Now, I know that I am being a little dramatic. But isn't that a girl's mind?
Ever had a freind leave never to return, or be too busy for your freindship for years or even months? I have. It makes you wonder if they ever atually cared. Or if they didn't want to tell you to go away when you were in fequint contact with them.
I miss those I adore over time. ...... If I see you and we talk, but like we are madly intreed by the things we say.I love it. But if not, I might lose the intrest in the person. ( Here are tips to my psyc. ) people who seem uninterested in me( even if they aren't. ) I lose intrest. It's horible I know but it's a human brain. Loyal, but afraid. Afraid to really hurt myself by loving what will never love me back as much. Which makes me love them less. Thus I lose my love of people. My most prized posesion. ( God counts as a person too. But. In His own catagory. )

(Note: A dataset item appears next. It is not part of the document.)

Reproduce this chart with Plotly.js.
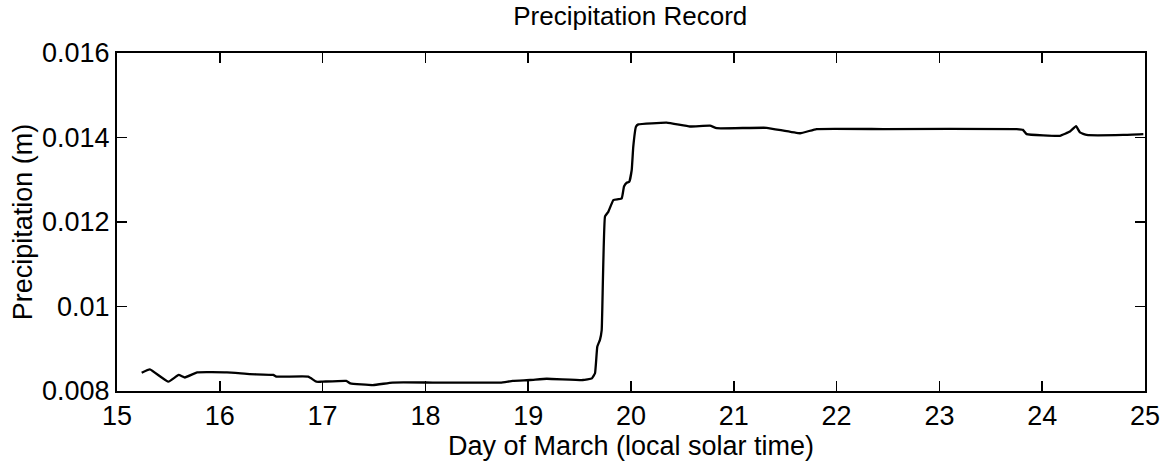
<!DOCTYPE html>
<html>
<head>
<meta charset="utf-8">
<script src="https://cdn.plot.ly/plotly-3.0.1.min.js"></script>
<style>html,body{margin:0;padding:0;background:#fff;}#chart{width:1165px;height:463px;}</style>
</head>
<body>
<div id="chart"></div>
<script>
// Day of March (local solar time)
const days = [15.24, 15.32, 15.50, 15.60, 15.66, 15.78, 16.07, 16.29, 16.52, 16.55, 16.86, 16.94, 16.99,
  17.23, 17.27, 17.49, 17.68, 18.07, 18.73, 18.85, 19.02, 19.18, 19.53, 19.62, 19.65, 19.672, 19.698,
  19.715, 19.747, 19.779, 19.828, 19.876, 19.910, 19.932, 19.958, 19.983, 20.007, 20.022, 20.049, 20.071,
  20.347, 20.574, 20.768, 20.834, 21.320, 21.644, 21.806, 22.454, 23.752, 23.813, 23.849, 24.173, 24.270,
  24.329, 24.367, 24.433, 24.789, 24.984];
// Precipitation (m)
const precip = [0.00843, 0.00851, 0.00822, 0.00838, 0.00832, 0.00844, 0.00844, 0.00840, 0.00838, 0.00834, 0.00834, 0.00822, 0.00822,
  0.00824, 0.00818, 0.00814, 0.00820, 0.00820, 0.00820, 0.00824, 0.00826, 0.00829, 0.00826, 0.00830, 0.00842, 0.00905, 0.00921,
  0.00944, 0.01213, 0.01224, 0.01252, 0.01254, 0.01256, 0.01284, 0.01293, 0.01295, 0.01323, 0.01378, 0.01426, 0.01431,
  0.01435, 0.01426, 0.01428, 0.01422, 0.01423, 0.01410, 0.01420, 0.01420, 0.01420, 0.01418, 0.01408, 0.01404, 0.01414,
  0.01427, 0.01412, 0.01406, 0.01406, 0.01408];
const xTickVals = [15, 16, 17, 18, 19, 20, 21, 22, 23, 24, 25];
const xTickText = ['15', '16', '17', '18', '19', '20', '21', '22', '23', '24', '25'];
const yTickVals = [0.008, 0.010, 0.012, 0.014, 0.016];
const yTickText = ['0.008', '0.01', '0.012', '0.014', '0.016'];

const font = 'Liberation Sans, Arial, Helvetica, sans-serif';
const trace = {
  x: days, y: precip, type: 'scatter', mode: 'lines',
  line: {color: '#000', width: 2.3, shape: 'spline', smoothing: 0.3},
  hoverinfo: 'skip'
};
const axisCommon = {
  showgrid: false, zeroline: false, showline: true, linecolor: '#000', linewidth: 2,
  mirror: 'ticks', ticks: 'inside', ticklen: 10, tickwidth: 1.5, tickcolor: '#000',
  tickfont: {family: font, size: 27, color: '#000'}
};
const layout = {
  width: 1165, height: 463,
  margin: {l: 117, r: 20, t: 53, b: 72, pad: 0},
  paper_bgcolor: '#fff', plot_bgcolor: '#fff',
  showlegend: false,
  title: {text: 'Precipitation Record', font: {family: font, size: 26, color: '#000'},
          x: 0.541, xanchor: 'center', y: 0.985, yanchor: 'top'},
  xaxis: Object.assign({}, axisCommon, {
    range: [15, 25], tickvals: xTickVals, ticktext: xTickText,
    title: {text: 'Day of March (local solar time)', font: {family: font, size: 27, color: '#000'}, standoff: 0}
  }),
  yaxis: Object.assign({}, axisCommon, {
    range: [0.008, 0.016], tickvals: yTickVals, ticktext: yTickText,
    title: {text: 'Precipitation (m)', font: {family: font, size: 27, color: '#000'}, standoff: 2}
  })
};
Plotly.newPlot('chart', [trace], layout, {displayModeBar: false, staticPlot: true});
</script>
</body>
</html>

By the way, school in summer is just wrong. Tell that to the slacker who is writting this. No, education is a privalage. Not some thing to be dispised still don't like it tho grrerr. Moving on.
Jesus is by far the best thing in my life right now ( dose that sound negotive or what?!) He is my joy in life. Not video games or tv or even, dare I say it friends. He is truely good. Truely.
Music is also good. I'm wondering what his plan for that is. He has a plan.
I am going to be some one great some day. Why won't I let myself say to people? I geuss I'm afraid they will laugh at me or think I'm prideful. I'm really not. Well somewhat. God has great and amazing things planned for my life. I'm just not there yet.
God has some thing great planned for this summer! I can feel it.